Exactly and only the lines from the one containing "Write a Python" through the one containing "import matplotlib.pyplot as plt" belong in your copy. Pictures do not.

┌─ RECORDS FOR THIS EXERCISE

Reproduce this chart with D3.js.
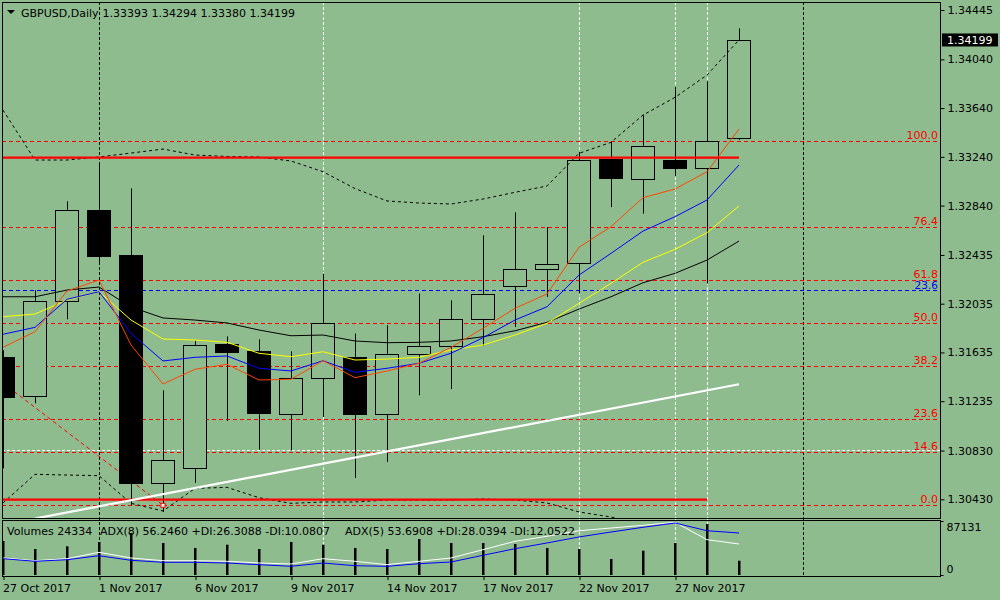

└─
┌─ RECORDS FOR THIS EXERCISE

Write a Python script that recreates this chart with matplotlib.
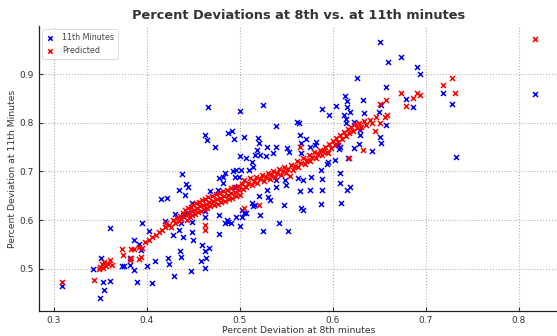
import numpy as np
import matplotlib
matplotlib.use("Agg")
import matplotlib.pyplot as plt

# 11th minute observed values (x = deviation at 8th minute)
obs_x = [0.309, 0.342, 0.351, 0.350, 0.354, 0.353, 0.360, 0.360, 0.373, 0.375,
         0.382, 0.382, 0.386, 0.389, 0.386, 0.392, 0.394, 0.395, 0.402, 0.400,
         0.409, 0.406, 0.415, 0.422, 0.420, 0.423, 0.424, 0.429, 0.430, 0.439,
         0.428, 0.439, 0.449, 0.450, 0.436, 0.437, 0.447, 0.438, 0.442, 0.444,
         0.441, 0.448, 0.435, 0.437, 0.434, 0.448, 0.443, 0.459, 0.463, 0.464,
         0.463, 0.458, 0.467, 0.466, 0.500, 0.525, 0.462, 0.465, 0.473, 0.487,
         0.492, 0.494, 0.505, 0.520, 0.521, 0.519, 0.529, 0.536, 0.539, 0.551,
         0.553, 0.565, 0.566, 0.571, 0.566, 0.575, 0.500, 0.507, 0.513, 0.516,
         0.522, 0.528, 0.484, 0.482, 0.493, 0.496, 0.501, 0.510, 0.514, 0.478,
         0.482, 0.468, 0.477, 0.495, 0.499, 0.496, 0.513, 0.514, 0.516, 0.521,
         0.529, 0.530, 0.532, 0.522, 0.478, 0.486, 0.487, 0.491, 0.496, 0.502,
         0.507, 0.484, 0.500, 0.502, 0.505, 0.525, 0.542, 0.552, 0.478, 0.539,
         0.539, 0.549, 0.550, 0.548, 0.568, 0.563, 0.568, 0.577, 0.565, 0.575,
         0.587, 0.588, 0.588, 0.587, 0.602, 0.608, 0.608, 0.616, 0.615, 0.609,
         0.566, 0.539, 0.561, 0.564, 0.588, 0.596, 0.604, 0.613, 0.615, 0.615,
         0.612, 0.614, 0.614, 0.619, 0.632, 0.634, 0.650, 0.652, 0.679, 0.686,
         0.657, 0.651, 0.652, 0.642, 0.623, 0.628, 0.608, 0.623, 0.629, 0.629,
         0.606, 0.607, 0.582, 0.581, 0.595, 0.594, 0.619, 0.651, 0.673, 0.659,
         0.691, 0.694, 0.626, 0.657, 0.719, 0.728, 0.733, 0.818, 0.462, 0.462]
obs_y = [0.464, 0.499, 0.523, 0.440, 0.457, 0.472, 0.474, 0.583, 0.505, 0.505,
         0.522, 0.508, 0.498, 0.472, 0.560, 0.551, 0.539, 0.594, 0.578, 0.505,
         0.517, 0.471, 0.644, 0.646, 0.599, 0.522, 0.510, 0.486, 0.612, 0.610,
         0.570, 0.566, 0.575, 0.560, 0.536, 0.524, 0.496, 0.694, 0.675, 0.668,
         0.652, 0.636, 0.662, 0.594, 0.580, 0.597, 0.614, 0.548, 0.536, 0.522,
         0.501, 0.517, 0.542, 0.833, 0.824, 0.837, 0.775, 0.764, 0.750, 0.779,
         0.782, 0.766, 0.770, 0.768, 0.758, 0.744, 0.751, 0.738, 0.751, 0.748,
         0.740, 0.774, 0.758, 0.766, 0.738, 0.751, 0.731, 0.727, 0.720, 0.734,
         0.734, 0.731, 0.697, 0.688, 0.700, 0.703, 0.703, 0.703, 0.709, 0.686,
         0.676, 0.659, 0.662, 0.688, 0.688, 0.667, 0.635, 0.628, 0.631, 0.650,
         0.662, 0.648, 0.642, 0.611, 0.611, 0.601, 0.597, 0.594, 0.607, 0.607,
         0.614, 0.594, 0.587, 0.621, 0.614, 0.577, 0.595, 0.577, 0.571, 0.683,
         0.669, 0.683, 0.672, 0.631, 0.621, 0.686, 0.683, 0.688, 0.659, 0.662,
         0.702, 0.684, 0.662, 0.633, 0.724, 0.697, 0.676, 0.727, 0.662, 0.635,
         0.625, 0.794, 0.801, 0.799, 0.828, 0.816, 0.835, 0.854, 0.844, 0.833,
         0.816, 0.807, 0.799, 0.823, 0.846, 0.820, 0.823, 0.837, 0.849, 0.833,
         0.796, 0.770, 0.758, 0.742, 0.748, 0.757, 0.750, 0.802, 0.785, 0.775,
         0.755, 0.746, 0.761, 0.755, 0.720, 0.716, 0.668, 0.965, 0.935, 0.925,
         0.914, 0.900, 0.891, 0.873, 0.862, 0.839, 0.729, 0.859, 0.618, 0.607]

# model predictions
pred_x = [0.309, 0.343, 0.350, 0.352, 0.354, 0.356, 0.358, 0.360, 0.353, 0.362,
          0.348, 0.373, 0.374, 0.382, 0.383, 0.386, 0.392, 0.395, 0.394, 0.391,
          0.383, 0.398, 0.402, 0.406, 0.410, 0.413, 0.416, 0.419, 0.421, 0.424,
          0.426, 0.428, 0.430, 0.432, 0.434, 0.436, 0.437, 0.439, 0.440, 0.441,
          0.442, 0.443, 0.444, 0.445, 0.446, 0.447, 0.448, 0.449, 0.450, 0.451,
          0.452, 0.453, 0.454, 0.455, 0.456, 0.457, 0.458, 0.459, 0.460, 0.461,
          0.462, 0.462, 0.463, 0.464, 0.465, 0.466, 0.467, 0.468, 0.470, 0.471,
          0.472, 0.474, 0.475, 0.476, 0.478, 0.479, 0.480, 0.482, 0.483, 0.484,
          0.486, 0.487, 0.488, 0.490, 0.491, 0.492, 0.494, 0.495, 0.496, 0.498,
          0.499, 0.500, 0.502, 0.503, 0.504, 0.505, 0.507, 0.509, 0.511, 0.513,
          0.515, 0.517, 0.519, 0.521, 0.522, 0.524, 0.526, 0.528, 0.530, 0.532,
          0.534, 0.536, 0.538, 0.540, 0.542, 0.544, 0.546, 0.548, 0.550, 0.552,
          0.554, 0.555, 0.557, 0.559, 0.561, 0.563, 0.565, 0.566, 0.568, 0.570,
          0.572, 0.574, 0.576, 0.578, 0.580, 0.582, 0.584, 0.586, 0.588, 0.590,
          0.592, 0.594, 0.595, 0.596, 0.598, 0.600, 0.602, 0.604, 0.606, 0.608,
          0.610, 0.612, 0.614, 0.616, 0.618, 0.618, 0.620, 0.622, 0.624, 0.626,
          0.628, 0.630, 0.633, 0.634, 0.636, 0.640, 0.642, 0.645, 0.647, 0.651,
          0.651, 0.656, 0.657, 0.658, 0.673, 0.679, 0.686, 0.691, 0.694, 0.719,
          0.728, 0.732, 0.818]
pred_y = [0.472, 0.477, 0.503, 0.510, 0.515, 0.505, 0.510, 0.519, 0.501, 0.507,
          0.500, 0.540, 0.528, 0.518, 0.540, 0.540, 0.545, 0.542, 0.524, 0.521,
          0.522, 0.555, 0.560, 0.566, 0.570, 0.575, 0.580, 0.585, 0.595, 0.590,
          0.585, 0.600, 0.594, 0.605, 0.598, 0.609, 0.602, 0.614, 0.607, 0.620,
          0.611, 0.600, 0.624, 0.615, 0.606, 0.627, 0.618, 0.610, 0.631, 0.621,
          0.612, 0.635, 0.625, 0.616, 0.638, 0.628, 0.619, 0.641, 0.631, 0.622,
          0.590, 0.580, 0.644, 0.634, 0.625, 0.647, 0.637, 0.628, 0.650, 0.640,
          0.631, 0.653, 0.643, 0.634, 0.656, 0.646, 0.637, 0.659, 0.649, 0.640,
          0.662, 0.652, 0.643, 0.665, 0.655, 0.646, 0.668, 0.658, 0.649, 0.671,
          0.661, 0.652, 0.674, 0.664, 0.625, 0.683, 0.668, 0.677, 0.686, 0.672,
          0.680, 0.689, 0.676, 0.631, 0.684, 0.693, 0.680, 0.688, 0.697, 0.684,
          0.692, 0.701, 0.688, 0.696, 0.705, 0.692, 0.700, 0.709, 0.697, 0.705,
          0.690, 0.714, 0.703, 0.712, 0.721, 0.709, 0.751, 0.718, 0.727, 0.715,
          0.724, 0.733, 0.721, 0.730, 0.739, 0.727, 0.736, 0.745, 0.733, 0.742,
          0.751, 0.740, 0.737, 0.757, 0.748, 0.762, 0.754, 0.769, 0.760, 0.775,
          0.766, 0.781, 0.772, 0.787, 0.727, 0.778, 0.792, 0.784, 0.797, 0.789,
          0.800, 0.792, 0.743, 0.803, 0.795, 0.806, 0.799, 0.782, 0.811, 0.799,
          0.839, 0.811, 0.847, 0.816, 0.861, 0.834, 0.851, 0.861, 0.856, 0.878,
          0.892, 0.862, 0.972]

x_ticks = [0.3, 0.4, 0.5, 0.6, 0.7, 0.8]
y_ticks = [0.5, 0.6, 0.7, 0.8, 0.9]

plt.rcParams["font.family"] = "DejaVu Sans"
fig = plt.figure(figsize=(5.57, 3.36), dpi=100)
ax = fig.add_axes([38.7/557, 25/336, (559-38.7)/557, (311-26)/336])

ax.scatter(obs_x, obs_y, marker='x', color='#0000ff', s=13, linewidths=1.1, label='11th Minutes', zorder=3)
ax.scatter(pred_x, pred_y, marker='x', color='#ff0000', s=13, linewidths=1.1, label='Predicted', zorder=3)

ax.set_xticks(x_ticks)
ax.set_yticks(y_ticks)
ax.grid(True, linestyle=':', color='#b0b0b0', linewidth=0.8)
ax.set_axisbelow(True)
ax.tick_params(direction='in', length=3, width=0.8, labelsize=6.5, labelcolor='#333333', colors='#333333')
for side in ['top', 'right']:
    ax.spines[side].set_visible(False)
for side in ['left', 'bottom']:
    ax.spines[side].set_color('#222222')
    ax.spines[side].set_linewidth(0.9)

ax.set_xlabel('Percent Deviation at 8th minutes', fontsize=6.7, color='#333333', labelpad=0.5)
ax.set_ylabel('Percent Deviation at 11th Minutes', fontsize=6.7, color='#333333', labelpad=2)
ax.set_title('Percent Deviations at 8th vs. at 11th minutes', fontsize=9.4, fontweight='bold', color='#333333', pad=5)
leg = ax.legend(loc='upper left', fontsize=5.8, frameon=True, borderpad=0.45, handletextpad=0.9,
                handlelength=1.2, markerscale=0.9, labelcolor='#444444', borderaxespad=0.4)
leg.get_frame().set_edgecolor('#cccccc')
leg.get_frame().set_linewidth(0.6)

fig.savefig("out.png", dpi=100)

└─
┌─ RECORDS FOR THIS EXERCISE

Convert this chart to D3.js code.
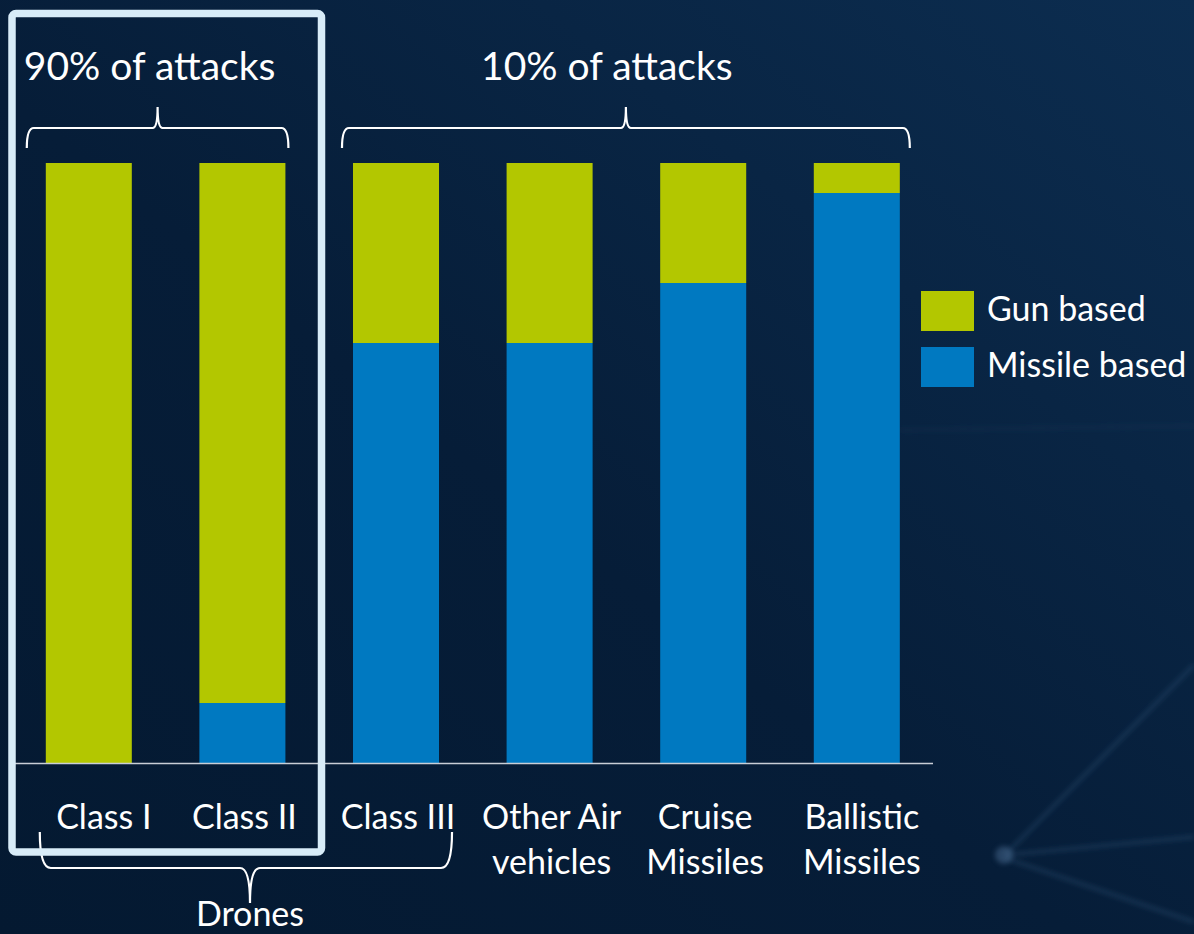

└─

◆ OUTPUT FOR THIS TASK:
Write a Python script that recreates this chart with matplotlib.
import numpy as np
import matplotlib
matplotlib.use("Agg")
import matplotlib.pyplot as plt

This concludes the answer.